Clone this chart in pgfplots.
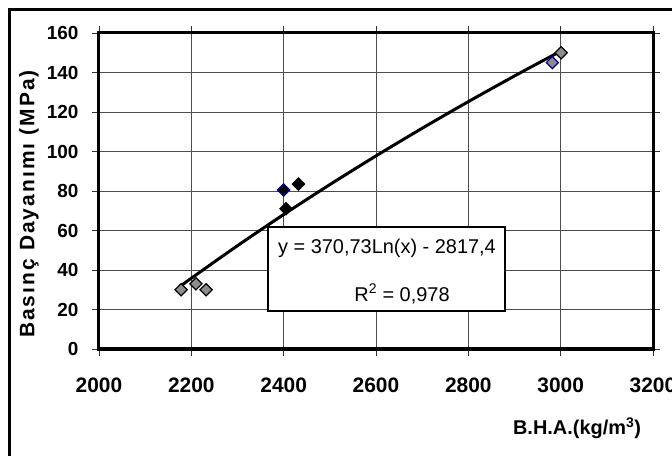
\documentclass[border=0pt]{standalone}
\usepackage{fontspec}
\setmainfont{Liberation Sans}
\newfontfamily\spaced[LetterSpace=10]{Liberation Sans}
\usepackage{pgfplots}
\pgfplotsset{compat=1.18}
\definecolor{mgray}{RGB}{140,140,140}
\definecolor{navy}{RGB}{0,0,140}
\begin{document}
\begin{tikzpicture}
\path[use as bounding box] (-99bp,-107bp) rectangle (573bp,349bp);
\draw[line width=3bp] (-89bp,-110bp) -- (-89bp,339bp) -- (580bp,339bp);
\begin{axis}[
  at={(0,0)}, anchor=south west,
  scale only axis, width=554bp, height=316bp,
  xmin=2000, xmax=3200, ymin=0, ymax=160,
  xtick={2000,2200,...,3200}, ytick={0,20,...,160},
  axis line style={line width=3bp},
  tick align=outside, major tick length=7bp,
  tick style={line width=0.8bp, black!80},
  grid=major, major grid style={line width=0.8bp, black!70},
  /pgf/number format/assume math mode=true,
  /pgf/number format/1000 sep={},
  xticklabel style={font=\fontsize{21}{21}\selectfont\bfseries, yshift=-18bp},
  yticklabel style={font=\fontsize{19}{19}\selectfont\bfseries, xshift=-10bp},
  clip=false,
]
\addplot[line width=3bp, black, smooth] coordinates {
(2180,32.44) (2200,35.83) (2300,52.31) (2400,68.09) (2500,83.23)
(2600,97.77) (2700,111.76) (2800,125.24) (2900,138.25) (2980,148.3) (2990,149.5)
};
\addplot[only marks, mark=square*, mark size=4.3bp,
  mark options={rotate=45, fill=mgray, draw=black, line width=1.2bp}]
  coordinates {(2178,30) (2210,33) (2232,30) (3001,150)};
\addplot[only marks, mark=square*, mark size=4.3bp,
  mark options={rotate=45, fill=black, draw=black, line width=1.2bp}]
  coordinates {(2432,83.5) (2405,71)};
\addplot[only marks, mark=square*, mark size=4.3bp,
  mark options={rotate=45, fill=black, draw=navy, line width=1.2bp}]
  coordinates {(2400,80.5)};
\addplot[only marks, mark=square*, mark size=4.3bp,
  mark options={rotate=45, fill=mgray, draw=navy, line width=1.2bp}]
  coordinates {(2982,145)};
\end{axis}
\node[rotate=90, font=\fontsize{21}{21}\selectfont\bfseries\spaced] at (-70bp,145bp) {Basınç Dayanımı (MPa)};
\node[font=\fontsize{20}{20}\selectfont\bfseries] at (478bp,-79bp) {B.H.A.(kg/m\textsuperscript{3})};
\draw[line width=1.5bp, fill=white] (169bp,38bp) rectangle (406bp,122bp);
\node[font=\fontsize{20}{20}\selectfont] at (288bp,101bp) {y = 370,73Ln(x) - 2817,4};
\node[font=\fontsize{20}{20}\selectfont] at (303bp,55bp) {R\textsuperscript{2} = 0,978};
\end{tikzpicture}
\end{document}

What is needed -
Take the listing and print it again exactly, but without any pictures.

Result below -
Clone this chart in pgfplots.
\documentclass[border=0pt]{standalone}
\usepackage{fontspec}
\setmainfont{Liberation Sans}
\newfontfamily\spaced[LetterSpace=10]{Liberation Sans}
\usepackage{pgfplots}
\pgfplotsset{compat=1.18}
\definecolor{mgray}{RGB}{140,140,140}
\definecolor{navy}{RGB}{0,0,140}
\begin{document}
\begin{tikzpicture}
\path[use as bounding box] (-99bp,-107bp) rectangle (573bp,349bp);
\draw[line width=3bp] (-89bp,-110bp) -- (-89bp,339bp) -- (580bp,339bp);
\begin{axis}[
  at={(0,0)}, anchor=south west,
  scale only axis, width=554bp, height=316bp,
  xmin=2000, xmax=3200, ymin=0, ymax=160,
  xtick={2000,2200,...,3200}, ytick={0,20,...,160},
  axis line style={line width=3bp},
  tick align=outside, major tick length=7bp,
  tick style={line width=0.8bp, black!80},
  grid=major, major grid style={line width=0.8bp, black!70},
  /pgf/number format/assume math mode=true,
  /pgf/number format/1000 sep={},
  xticklabel style={font=\fontsize{21}{21}\selectfont\bfseries, yshift=-18bp},
  yticklabel style={font=\fontsize{19}{19}\selectfont\bfseries, xshift=-10bp},
  clip=false,
]
\addplot[line width=3bp, black, smooth] coordinates {
(2180,32.44) (2200,35.83) (2300,52.31) (2400,68.09) (2500,83.23)
(2600,97.77) (2700,111.76) (2800,125.24) (2900,138.25) (2980,148.3) (2990,149.5)
};
\addplot[only marks, mark=square*, mark size=4.3bp,
  mark options={rotate=45, fill=mgray, draw=black, line width=1.2bp}]
  coordinates {(2178,30) (2210,33) (2232,30) (3001,150)};
\addplot[only marks, mark=square*, mark size=4.3bp,
  mark options={rotate=45, fill=black, draw=black, line width=1.2bp}]
  coordinates {(2432,83.5) (2405,71)};
\addplot[only marks, mark=square*, mark size=4.3bp,
  mark options={rotate=45, fill=black, draw=navy, line width=1.2bp}]
  coordinates {(2400,80.5)};
\addplot[only marks, mark=square*, mark size=4.3bp,
  mark options={rotate=45, fill=mgray, draw=navy, line width=1.2bp}]
  coordinates {(2982,145)};
\end{axis}
\node[rotate=90, font=\fontsize{21}{21}\selectfont\bfseries\spaced] at (-70bp,145bp) {Basınç Dayanımı (MPa)};
\node[font=\fontsize{20}{20}\selectfont\bfseries] at (478bp,-79bp) {B.H.A.(kg/m\textsuperscript{3})};
\draw[line width=1.5bp, fill=white] (169bp,38bp) rectangle (406bp,122bp);
\node[font=\fontsize{20}{20}\selectfont] at (288bp,101bp) {y = 370,73Ln(x) - 2817,4};
\node[font=\fontsize{20}{20}\selectfont] at (303bp,55bp) {R\textsuperscript{2} = 0,978};
\end{tikzpicture}
\end{document}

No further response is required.